◆ TASK BRIEF:
Return all of the data exactly, with nothing left out but the pictures.

⁂

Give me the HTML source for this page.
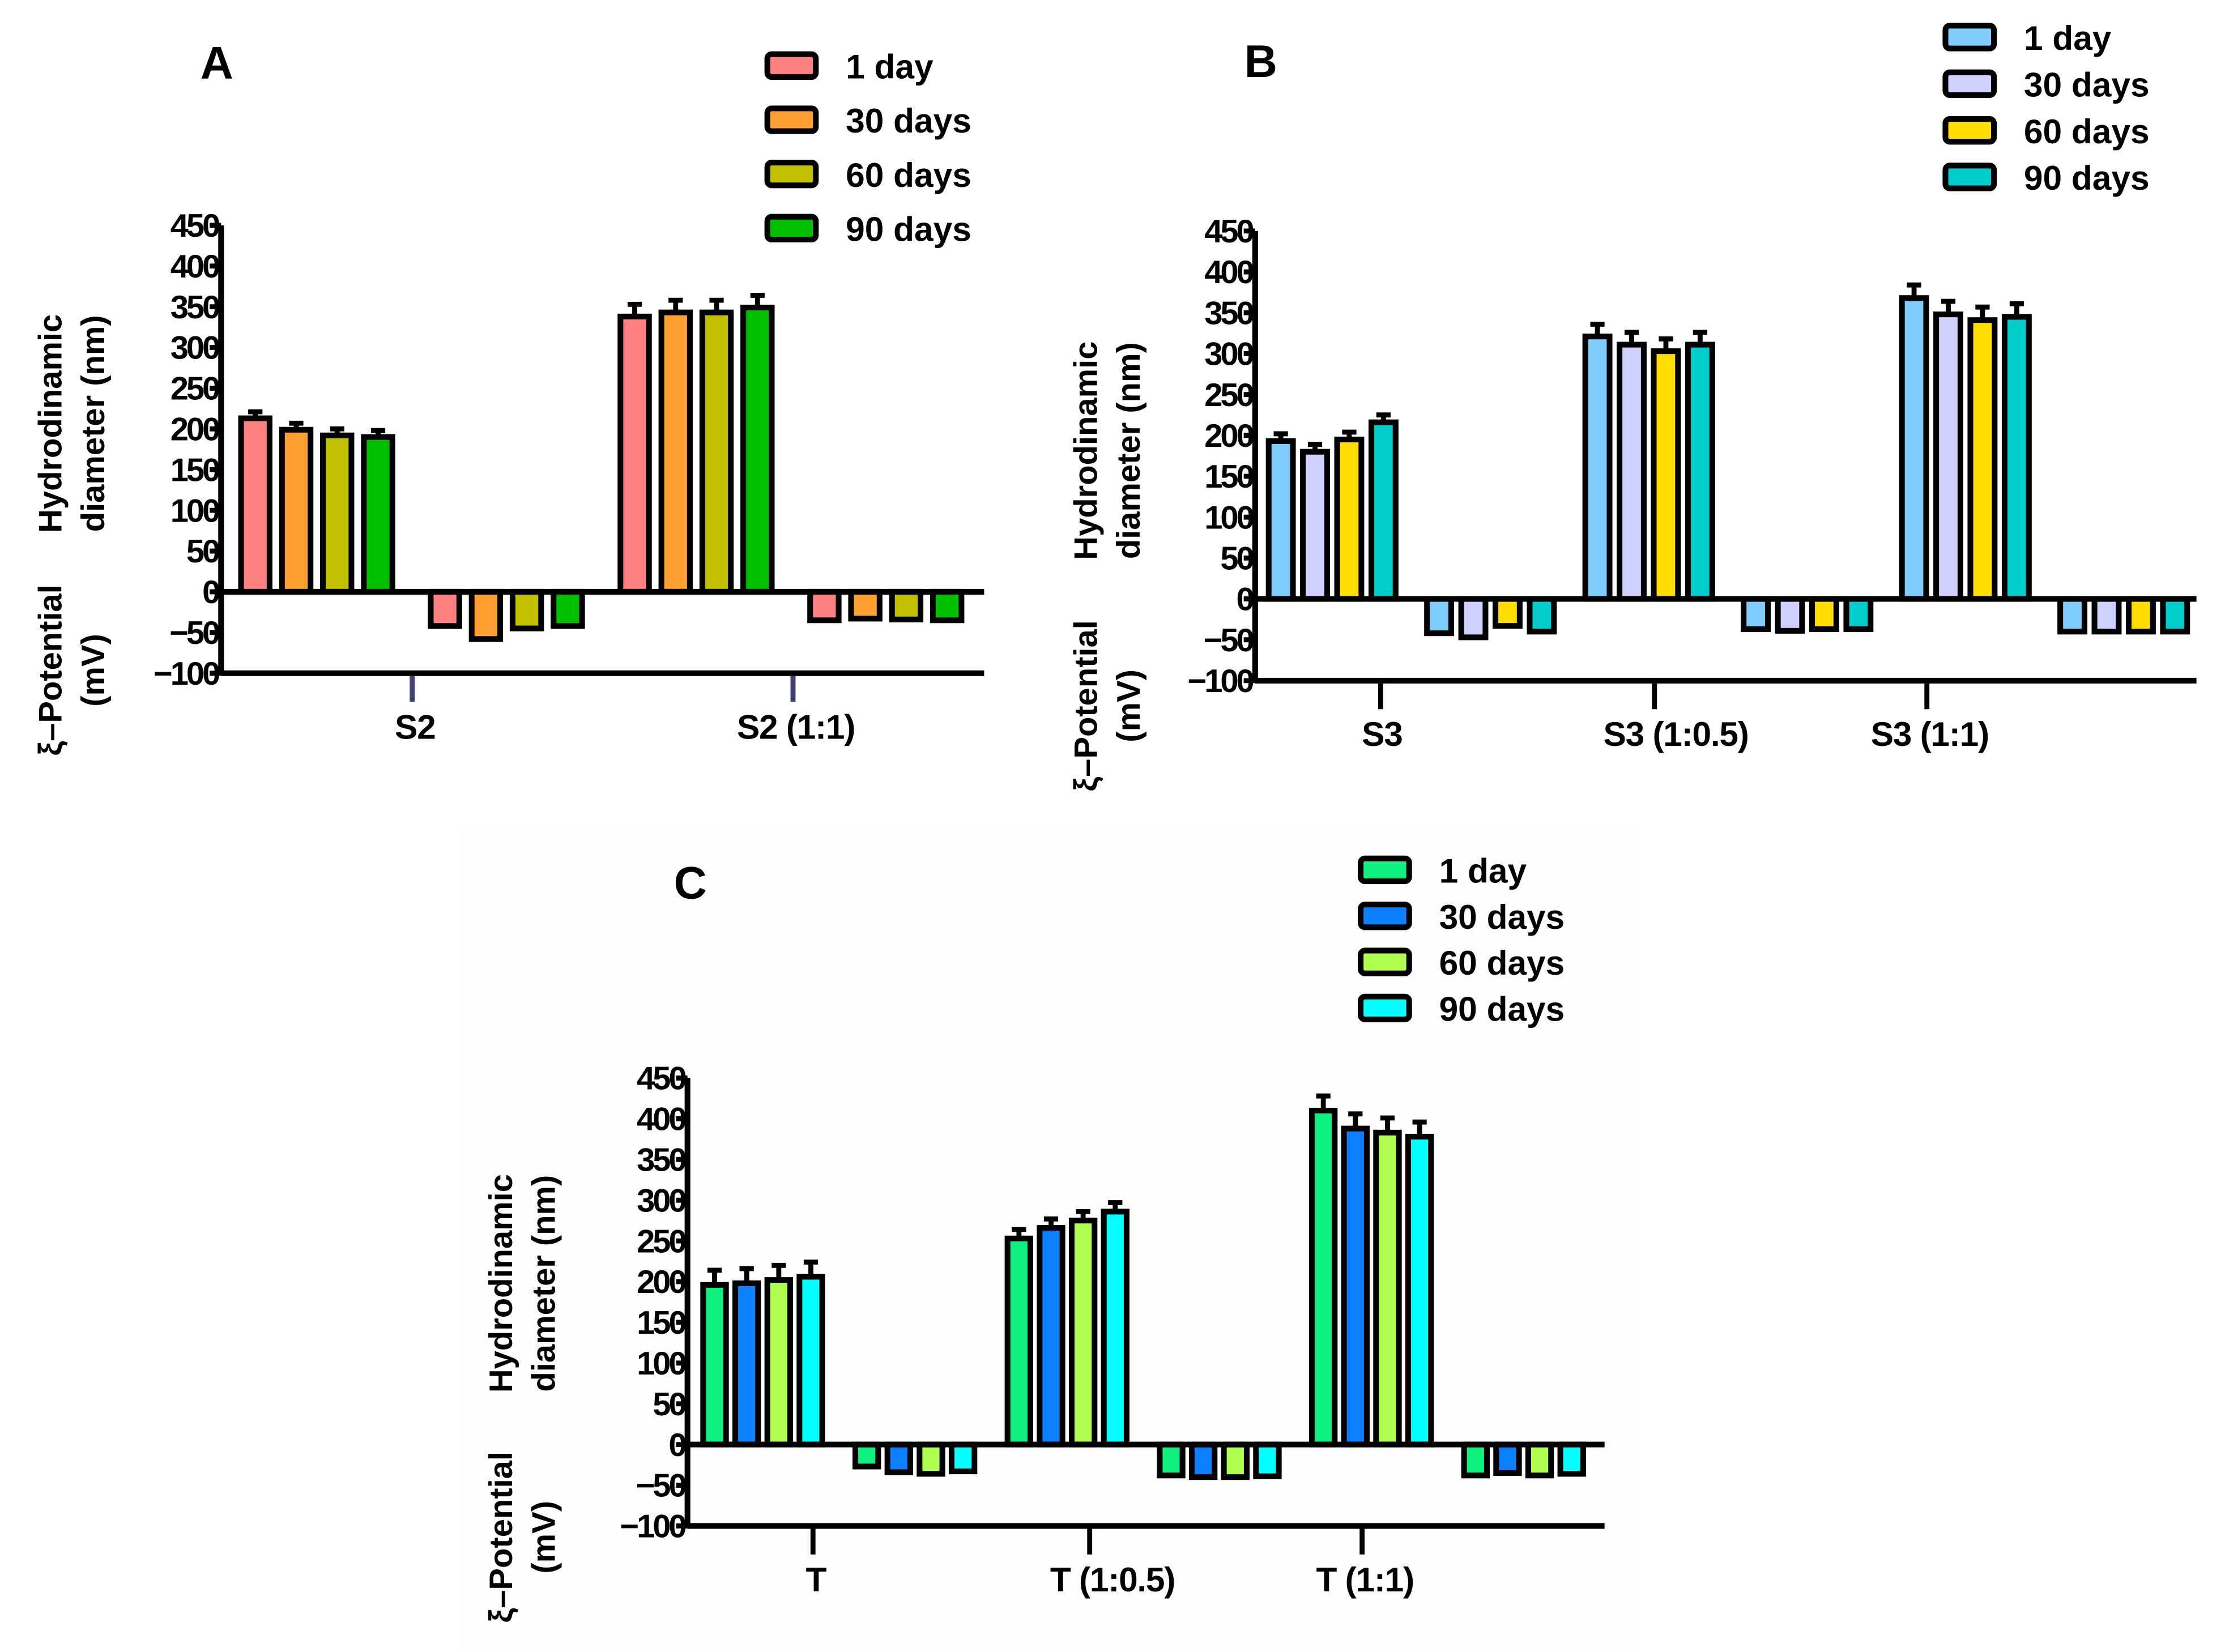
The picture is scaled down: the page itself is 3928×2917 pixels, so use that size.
<!DOCTYPE html>
<html><head><meta charset="utf-8">
<style>
html,body{margin:0;padding:0;background:#fff;}
svg{display:block;}
text{font-family:"Liberation Sans",sans-serif;font-weight:bold;fill:#000;}
</style></head>
<body>
<svg id="fig" width="3928" height="2917" viewBox="0 0 1560 1158.5" xmlns="http://www.w3.org/2000/svg">
<rect x="0" y="0" width="1560" height="1158.5" fill="#fff"/>
<rect x="322" y="580" width="825" height="578" fill="#fdfdfd"/>
</svg>
<script>
// ---- Panel A data ----
const catsA = ["S2", "S2 neg", "S2 (1:1)", "S2 (1:1) neg"];
const seriesNames = ["1 day", "30 days", "60 days", "90 days"];
const a_day1  = [213, -42, 338, -35];
const a_day30 = [199, -58, 343, -33];
const a_day60 = [192, -45, 343, -34];
const a_day90 = [190, -42, 349, -35];
const a_err   = [8, 0, 15, 0];
const ticksA = ["S2", "S2 (1:1)"];
// ---- Panel B data ----
const b_day1  = [193, -42, 321, -37, 368, -40];
const b_day30 = [180, -47, 311, -39, 348, -40];
const b_day60 = [195, -33, 303, -37, 341, -40];
const b_day90 = [216, -40, 311, -37, 345, -40];
const b_err   = [9, 0, 15, 0, 16, 0];
const ticksB = ["S3", "S3 (1:0.5)", "S3 (1:1)"];
// ---- Panel C data ----
const c_day1  = [196, -27, 253, -38, 410, -38];
const c_day30 = [198, -34, 266, -40, 388, -35];
const c_day60 = [202, -36, 275, -40, 383, -38];
const c_day90 = [206, -33, 286, -39, 378, -36];
const c_err   = [18, 0, 11, 0, 18, 0];
const ticksC = ["T", "T (1:0.5)", "T (1:1)"];
const yTicks = [450, 400, 350, 300, 250, 200, 150, 100, 50, 0, -50, -100];

const NS = "http://www.w3.org/2000/svg";
const svg = document.getElementById("fig");
function el(tag, attrs, parent, txt) {
  const e = document.createElementNS(NS, tag);
  for (const k in attrs) e.setAttribute(k, attrs[k]);
  if (txt !== undefined) e.textContent = txt;
  (parent || svg).appendChild(e);
  return e;
}

function panel(p) {
  const g = el("g", {});
  
  
  const y = v => p.y0 - v * p.ppu;
  const t = el("text", {x: p.titleX, y: p.titleY, "font-size": 32, "text-anchor": "middle"}, g, p.title);
  
  
  const series = p.series;
  const nC = series[0].length;
  for (let c = 0; c < nC; c++) {
    for (let s = 0; s < 4; s++) {
      const v = series[s][c];
      const cx = p.x1 + c * p.cs + s * p.bs;
      const top = Math.min(y(v), y(0)), h = Math.abs(y(v) - y(0));
      if (v > 0 && p.err[c] > 0) {
        const ey = y(v + p.err[c]);
        const eb = el("path", {d: `M${cx} ${y(v)}V${ey}M${cx - 5} ${ey}H${cx + 5}`, stroke: "#000", "stroke-width": 3.5, fill: "none"}, g);
        
        
      }
      const r = el("rect", {x: cx - p.bw / 2, y: top, width: p.bw, height: h, fill: p.colors[s], stroke: "#000", "stroke-width": 4}, g);
      
      
    }
  }
  const ax = el("path", {d: `M${p.ax} ${y(450)}V${y(-100)}M${p.ax} ${y(0)}H${p.xEnd}M${p.ax} ${y(-100)}H${p.xEnd}`, stroke: "#000", "stroke-width": 4, fill: "none"}, g);
  
  
  yTicks.forEach(v => {
    el("line", {x1: p.ax - 8, x2: p.ax, y1: y(v), y2: y(v), stroke: "#000", "stroke-width": 3.5}, g);
    const tl = el("text", {x: p.ax - 2, y: y(v) + 8, "font-size": 23, "text-anchor": "end", "letter-spacing": "-1.6"}, g, String(v).replace("-", "\u2212"));
    
    
  });
  p.ticks.forEach((lab, i) => {
    const tx = p.tickX[i];
    el("line", {x1: tx, x2: tx, y1: y(-100) + 2, y2: y(-100) + 20, stroke: p.tickColor, "stroke-width": 3.5}, g);
    const tl = el("text", {x: p.labX[i], y: p.labY, "font-size": 24, "text-anchor": "middle", "letter-spacing": "-0.5"}, g, lab);
    
    
  });
  const ytx = [["Hydrodinamic", p.ylx, p.yly1], ["diameter (nm)", p.ylx + 30, p.yly1], ["\u03BE\u2013Potential", p.ylx, p.yly2], ["(mV)", p.ylx + 30, p.yly2]];
  ytx.forEach(a => {
    const tt = el("text", {x: 0, y: 0, "font-size": 23, "text-anchor": "middle", transform: `translate(${a[1]},${a[2]}) rotate(-90)`}, g, a[0]);
    
    
  });
  seriesNames.forEach((n, i) => {
    const ly = p.legY + i * p.legDy;
    const lr = el("rect", {x: p.legX, y: ly - 8, width: 34, height: 16, rx: 3, fill: p.colors[i], stroke: "#000", "stroke-width": 4}, g);
    
    
    const lt = el("text", {x: p.legX + 55, y: ly + 9, "font-size": 24}, g, n);
    
    
  });
}

panel({id: "a", title: "A", titleX: 152, titleY: 55, ax: 155, xEnd: 690, y0: 415, ppu: 257 / 450,
  x1: 179, cs: 133, bs: 28.7, bw: 20,
  series: [a_day1, a_day30, a_day60, a_day90], err: a_err,
  colors: ["#ff8080", "#ffa033", "#c0c000", "#00c000"],
  ticks: ticksA, tickX: [289, 556], labX: [291, 558], labY: 518, tickColor: "#404070",
  ylx: 43, yly1: 297, yly2: 470, legX: 538, legY: 46, legDy: 38});

panel({id: "b", title: "B", titleX: 884, titleY: 54, ax: 880, xEnd: 1540, y0: 420, ppu: 258 / 450,
  x1: 898, cs: 111, bs: 24, bw: 17,
  series: [b_day1, b_day30, b_day60, b_day90], err: b_err,
  colors: ["#80ccff", "#d0d0ff", "#ffdd00", "#00cccc"],
  ticks: ticksB, tickX: [968, 1160, 1351], labX: [969, 1175, 1353], labY: 523, tickColor: "#000",
  ylx: 769, yly1: 316, yly2: 495, legX: 1364, legY: 26, legDy: 32.7});

panel({id: "c", title: "C", titleX: 484, titleY: 630, ax: 482, xEnd: 1125, y0: 1013, ppu: 257 / 450,
  x1: 501, cs: 106.7, bs: 22.5, bw: 16,
  series: [c_day1, c_day30, c_day60, c_day90], err: c_err,
  colors: ["#10f080", "#0a80ff", "#b0ff50", "#00ffff"],
  ticks: ticksC, tickX: [570, 764, 955], labX: [572, 780, 957], labY: 1116, tickColor: "#000",
  ylx: 359, yly1: 900, yly2: 1078, legX: 954, legY: 610, legDy: 32.3});
</script>
</body></html>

⁂

◆ OUTPUT BELOW:
Give me the HTML source for this page.
The picture is scaled down: the page itself is 3928×2917 pixels, so use that size.
<!DOCTYPE html>
<html><head><meta charset="utf-8">
<style>
html,body{margin:0;padding:0;background:#fff;}
svg{display:block;}
text{font-family:"Liberation Sans",sans-serif;font-weight:bold;fill:#000;}
</style></head>
<body>
<svg id="fig" width="3928" height="2917" viewBox="0 0 1560 1158.5" xmlns="http://www.w3.org/2000/svg">
<rect x="0" y="0" width="1560" height="1158.5" fill="#fff"/>
<rect x="322" y="580" width="825" height="578" fill="#fdfdfd"/>
</svg>
<script>
// ---- Panel A data ----
const catsA = ["S2", "S2 neg", "S2 (1:1)", "S2 (1:1) neg"];
const seriesNames = ["1 day", "30 days", "60 days", "90 days"];
const a_day1  = [213, -42, 338, -35];
const a_day30 = [199, -58, 343, -33];
const a_day60 = [192, -45, 343, -34];
const a_day90 = [190, -42, 349, -35];
const a_err   = [8, 0, 15, 0];
const ticksA = ["S2", "S2 (1:1)"];
// ---- Panel B data ----
const b_day1  = [193, -42, 321, -37, 368, -40];
const b_day30 = [180, -47, 311, -39, 348, -40];
const b_day60 = [195, -33, 303, -37, 341, -40];
const b_day90 = [216, -40, 311, -37, 345, -40];
const b_err   = [9, 0, 15, 0, 16, 0];
const ticksB = ["S3", "S3 (1:0.5)", "S3 (1:1)"];
// ---- Panel C data ----
const c_day1  = [196, -27, 253, -38, 410, -38];
const c_day30 = [198, -34, 266, -40, 388, -35];
const c_day60 = [202, -36, 275, -40, 383, -38];
const c_day90 = [206, -33, 286, -39, 378, -36];
const c_err   = [18, 0, 11, 0, 18, 0];
const ticksC = ["T", "T (1:0.5)", "T (1:1)"];
const yTicks = [450, 400, 350, 300, 250, 200, 150, 100, 50, 0, -50, -100];

const NS = "http://www.w3.org/2000/svg";
const svg = document.getElementById("fig");
function el(tag, attrs, parent, txt) {
  const e = document.createElementNS(NS, tag);
  for (const k in attrs) e.setAttribute(k, attrs[k]);
  if (txt !== undefined) e.textContent = txt;
  (parent || svg).appendChild(e);
  return e;
}

function panel(p) {
  const g = el("g", {});
  
  
  const y = v => p.y0 - v * p.ppu;
  const t = el("text", {x: p.titleX, y: p.titleY, "font-size": 32, "text-anchor": "middle"}, g, p.title);
  
  
  const series = p.series;
  const nC = series[0].length;
  for (let c = 0; c < nC; c++) {
    for (let s = 0; s < 4; s++) {
      const v = series[s][c];
      const cx = p.x1 + c * p.cs + s * p.bs;
      const top = Math.min(y(v), y(0)), h = Math.abs(y(v) - y(0));
      if (v > 0 && p.err[c] > 0) {
        const ey = y(v + p.err[c]);
        const eb = el("path", {d: `M${cx} ${y(v)}V${ey}M${cx - 5} ${ey}H${cx + 5}`, stroke: "#000", "stroke-width": 3.5, fill: "none"}, g);
        
        
      }
      const r = el("rect", {x: cx - p.bw / 2, y: top, width: p.bw, height: h, fill: p.colors[s], stroke: "#000", "stroke-width": 4}, g);
      
      
    }
  }
  const ax = el("path", {d: `M${p.ax} ${y(450)}V${y(-100)}M${p.ax} ${y(0)}H${p.xEnd}M${p.ax} ${y(-100)}H${p.xEnd}`, stroke: "#000", "stroke-width": 4, fill: "none"}, g);
  
  
  yTicks.forEach(v => {
    el("line", {x1: p.ax - 8, x2: p.ax, y1: y(v), y2: y(v), stroke: "#000", "stroke-width": 3.5}, g);
    const tl = el("text", {x: p.ax - 2, y: y(v) + 8, "font-size": 23, "text-anchor": "end", "letter-spacing": "-1.6"}, g, String(v).replace("-", "\u2212"));
    
    
  });
  p.ticks.forEach((lab, i) => {
    const tx = p.tickX[i];
    el("line", {x1: tx, x2: tx, y1: y(-100) + 2, y2: y(-100) + 20, stroke: p.tickColor, "stroke-width": 3.5}, g);
    const tl = el("text", {x: p.labX[i], y: p.labY, "font-size": 24, "text-anchor": "middle", "letter-spacing": "-0.5"}, g, lab);
    
    
  });
  const ytx = [["Hydrodinamic", p.ylx, p.yly1], ["diameter (nm)", p.ylx + 30, p.yly1], ["\u03BE\u2013Potential", p.ylx, p.yly2], ["(mV)", p.ylx + 30, p.yly2]];
  ytx.forEach(a => {
    const tt = el("text", {x: 0, y: 0, "font-size": 23, "text-anchor": "middle", transform: `translate(${a[1]},${a[2]}) rotate(-90)`}, g, a[0]);
    
    
  });
  seriesNames.forEach((n, i) => {
    const ly = p.legY + i * p.legDy;
    const lr = el("rect", {x: p.legX, y: ly - 8, width: 34, height: 16, rx: 3, fill: p.colors[i], stroke: "#000", "stroke-width": 4}, g);
    
    
    const lt = el("text", {x: p.legX + 55, y: ly + 9, "font-size": 24}, g, n);
    
    
  });
}

panel({id: "a", title: "A", titleX: 152, titleY: 55, ax: 155, xEnd: 690, y0: 415, ppu: 257 / 450,
  x1: 179, cs: 133, bs: 28.7, bw: 20,
  series: [a_day1, a_day30, a_day60, a_day90], err: a_err,
  colors: ["#ff8080", "#ffa033", "#c0c000", "#00c000"],
  ticks: ticksA, tickX: [289, 556], labX: [291, 558], labY: 518, tickColor: "#404070",
  ylx: 43, yly1: 297, yly2: 470, legX: 538, legY: 46, legDy: 38});

panel({id: "b", title: "B", titleX: 884, titleY: 54, ax: 880, xEnd: 1540, y0: 420, ppu: 258 / 450,
  x1: 898, cs: 111, bs: 24, bw: 17,
  series: [b_day1, b_day30, b_day60, b_day90], err: b_err,
  colors: ["#80ccff", "#d0d0ff", "#ffdd00", "#00cccc"],
  ticks: ticksB, tickX: [968, 1160, 1351], labX: [969, 1175, 1353], labY: 523, tickColor: "#000",
  ylx: 769, yly1: 316, yly2: 495, legX: 1364, legY: 26, legDy: 32.7});

panel({id: "c", title: "C", titleX: 484, titleY: 630, ax: 482, xEnd: 1125, y0: 1013, ppu: 257 / 450,
  x1: 501, cs: 106.7, bs: 22.5, bw: 16,
  series: [c_day1, c_day30, c_day60, c_day90], err: c_err,
  colors: ["#10f080", "#0a80ff", "#b0ff50", "#00ffff"],
  ticks: ticksC, tickX: [570, 764, 955], labX: [572, 780, 957], labY: 1116, tickColor: "#000",
  ylx: 359, yly1: 900, yly2: 1078, legX: 954, legY: 610, legDy: 32.3});
</script>
</body></html>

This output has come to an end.